Beth has almost forgiven Joe by the time she gets home.
However, Beth is not the morbid type, and rather than let her mind dwell on such subjects, decides that Joe deserves a good break, something nice: something really, really nice. So she trades in her old car and buys an imported sportscar for him. Since the day she had her friends over for the special viewing on the then new house, Beth has never felt so happy. She anticipates the look on Joe's face...
But the look on Joe's face is not at all what she anticipated. Joe, in short, proves to be a real bastard and a son of a bitch about her lovely present for him. And he insists on holding some kind of senate hearing about it. How he can't use it for his work. How they already have two cars. How even if they sell one, what will it bring? As though Beth is supposed to be a goddamn blue book; how is she supposed to know how much it will bring? And how this and how that, and so all the pleasure she anticipated in driving the lovely little sports car is gone, it is just gone, and she breaks into tears. And he is still a son of a bitch! Not until Beth has completely lost control of herself and sprawls on the ground weeping in anguish does Joe decide that this time he has gone too far.

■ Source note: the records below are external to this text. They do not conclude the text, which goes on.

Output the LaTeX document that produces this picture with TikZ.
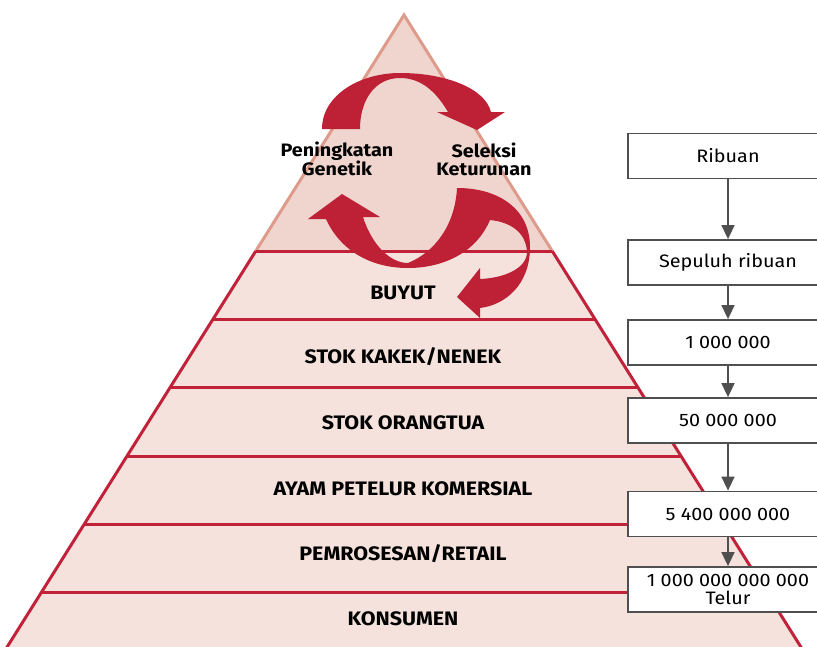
\documentclass[tikz,border=0pt]{standalone}
\usepackage{fontspec}
\setmainfont[FakeStretch=1.1]{Fira Sans}
\usetikzlibrary{arrows.meta}
\definecolor{pred}{HTML}{C1223A}
\definecolor{arrred}{HTML}{BE2035}
\definecolor{salmon}{HTML}{DE9A8A}
\definecolor{topfill}{HTML}{F0D5CE}
\definecolor{bandfill}{HTML}{F5E2DC}
\definecolor{boxgray}{HTML}{4F4F4F}
\tikzset{
  lvl/.style={font=\bfseries\fontsize{19.5}{21}\selectfont, text=black},
  cyc/.style={font=\bfseries\fontsize{18}{18}\selectfont, align=center, text=black},
  numbox/.style={draw=boxgray, line width=1.8pt, fill=white, minimum width=200pt, minimum height=45pt, inner sep=0pt, font=\fontsize{18}{18.5}\selectfont, align=center},
  flow/.style={draw=boxgray, line width=1.6pt, -{Triangle[width=13pt,length=14pt]}},
  redline/.style={draw=pred, line width=3pt},
  bigarrow/.style={fill=arrred, draw=none}
}
\begin{document}
\begin{tikzpicture}[x=1pt,y=-1pt]
\useasboundingbox (0,0) rectangle (817,646);
% pyramid fills
\fill[bandfill] (255.8,251) -- (552.2,251) -- (802.8,650) -- (5.2,650) -- cycle;
\fill[topfill] (404,15) -- (552.2,251) -- (255.8,251) -- cycle;
\draw[salmon, line width=3pt, line join=miter] (255.8,251) -- (404,15) -- (552.2,251);
% sides
\draw[redline] (255.8,251) -- (5.2,650);
\draw[redline] (552.2,251) -- (802.8,650);
% band lines
\draw[redline] (255.8,251) -- (552.2,251);
\draw[redline] (213.1,319) -- (594.9,319);
\draw[redline] (170.4,387) -- (637.6,387);
\draw[redline] (127.1,456) -- (680.9,456);
\draw[redline] (84.3,524) -- (723.7,524);
\draw[redline] (41.6,592) -- (766.4,592);
% level labels
\node[lvl] (l1) at (403,293) {BUYUT};
\node[lvl] (l2) at (403,357) {STOK KAKEK/NENEK};
\node[lvl] (l3) at (403,423) {STOK ORANGTUA};
\node[lvl] (l4) at (403,489) {AYAM PETELUR KOMERSIAL};
\node[lvl] (l5) at (403,554) {PEMROSESAN/RETAIL};
\node[lvl] (l6) at (403,619) {KONSUMEN};
% top cycle arrow
\path[bigarrow] (322,129) .. controls (322,95) and (360,73) .. (400,73)
  .. controls (445,73) and (485,88) .. (491,112) -- (505,112) -- (477,130) -- (437,112) -- (448,112)
  .. controls (435,90) and (420,78) .. (400,78)
  .. controls (375,78) and (360,100) .. (360,129) -- cycle;
% lower cycle arrow + arrow to BUYUT
\path[bigarrow] (457,188) .. controls (500,188) and (530,210) .. (530,247)
  .. controls (530,285) and (505,305) .. (480,308) -- (480,318) -- (457,297) -- (480,268) -- (480,279)
  .. controls (505,278) and (527,268) .. (527,252)
  .. controls (526,232) and (510,222) .. (490,220)
  .. controls (475,255) and (440,268) .. (408,268)
  .. controls (370,268) and (340,250) .. (326,219) -- (308,219) -- (342,194) -- (380,217) -- (363,217)
  .. controls (372,245) and (390,263) .. (408,263)
  .. controls (435,252) and (455,225) .. (457,188) -- cycle;
% cycle labels
\node[cyc] (pg) at (337,159) {Peningkatan\\Genetik};
\node[cyc] (sk) at (484,159) {Seleksi\\Keturunan};
% right column
\node[numbox] (b1) at (728,156) {Ribuan};
\node[numbox] (b2) at (728,262.5) {Sepuluh ribuan};
\node[numbox] (b3) at (728,342.5) {1 000 000};
\node[numbox] (b4) at (728,420.5) {50 000 000};
\node[numbox] (b5) at (728,514) {5 400 000 000};
\node[numbox] (b6) at (728,589.5) {1 000 000 000 000\\Telur};
\draw[flow] (b1) -- (b2);
\draw[flow] (b2) -- (b3);
\draw[flow] (b3) -- (b4);
\draw[flow] (b4) -- (b5);
\draw[flow] (b5) -- (b6);
\end{tikzpicture}
\end{document}
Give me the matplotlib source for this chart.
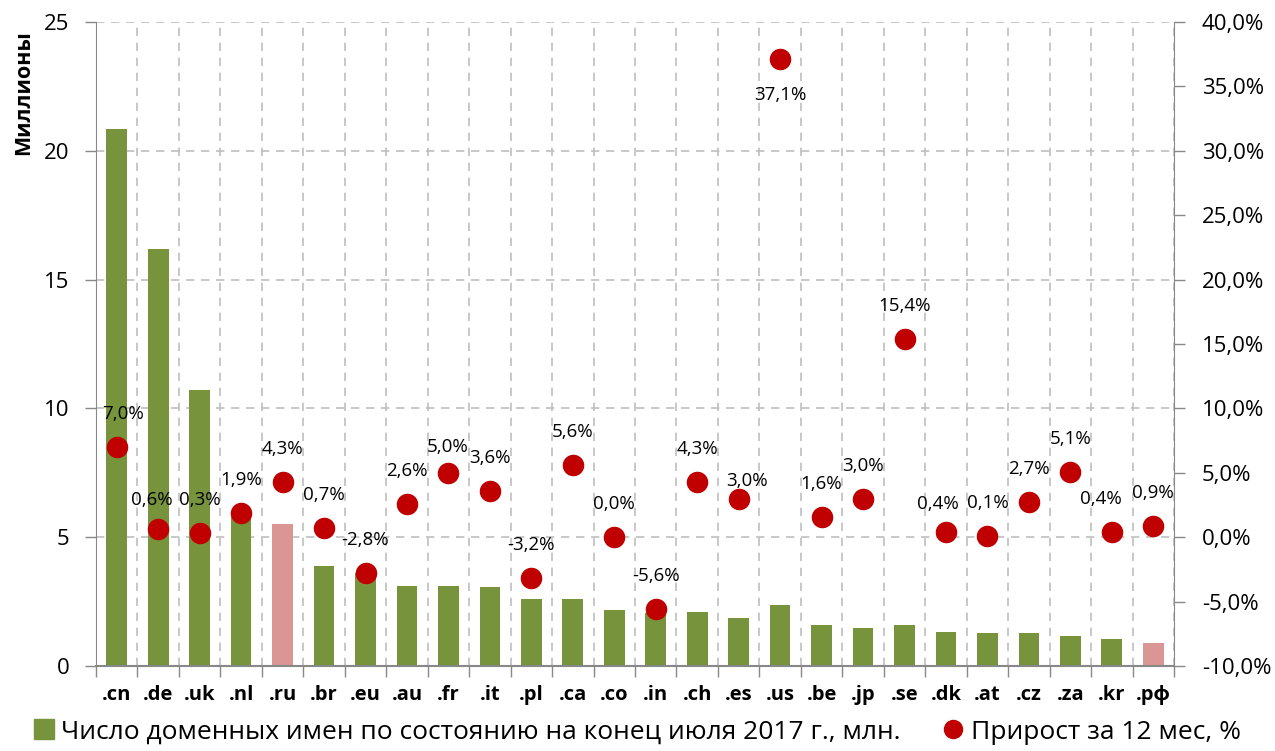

Joe looks at her and evidently he reads her mind through her face. She raises her head and touches her hair. "Oh, now, don't bring up that bull about sewing your underwear out of flour sacks," he says, with sadly misplaced humor. "Just try to remember that I'm not made of money—" Beth says nothing, she just looks at him. "Well, am I?" he asks.
No one could stand it, and Beth's iron control breaks down and she all but screams at him, "Yes! Yes! Yes, you are—you have to be! Somebody has to be! Who else should be? Me? Me?" And she clenches her fists and her jaws clench, and she says, beside herself, "You have to
be made of money!"
Well, for a wonder! Joe does not carry on anymore: now that the facts of life have been laid before him, so to speak, all he says is, "So I have to be made of money..." And then he goes and takes some pill or capsules with milk and goes off to bed. And Beth—
And here comes the funny part. You have never heard anything as weird as this in all you life. Because after he drops off to sleep, or maybe before, it doesn't make any difference, Beth has this absolutely fantastic and incredible dream! She dreams that suddenly she is wide awake and some sort of little glow of light is in the room, not electricity and not moonlight, but enough to see by very clearly, and she goes and looks at Joe's bed and he is there, yes, but very, very different. In fact, in this dream there is this huge and enormous mass of money in the bed and it is shaped just like Joe! Joe is actually made of money. So in this dream Beth immediately gets up and tiptoes over and slips several bills off the pile where his stomach was, so to speak, thinking to herself, "Well... he weighs too much anyway." She giggles and opens a drawer in her dressing-table and slips two bills clearly identified as $500 each and one $1000 bill into a little purse she had there and closes it up and giggles to herself again and gets back into bed and goes to sleep.
Have you ever heard of such a thing? No, of course not, and neither has anyone else.
Next morning Joe seemed kind of tired and, not grouchy, just sort of, oh, slumpy. Hardly gave her a civil word! Maybe he hadn't slept well, if so, that's his problem, she didn't write those prescriptions. And yet Beth had this crazy sort of idea in her mind that Joe actually had been awake and had seen her take the money and put it in her purse and that after she went to sleep he got up and took it out and—oh, she couldn't imagine the rest of it. It was a crazy idea, but the more she thought of it the more she resented it: after all, it was her money. So what right did he have? And the more she thought about it, the more she resented it. Which is what effect a selfish husband can have upon even the most unselfish of wives.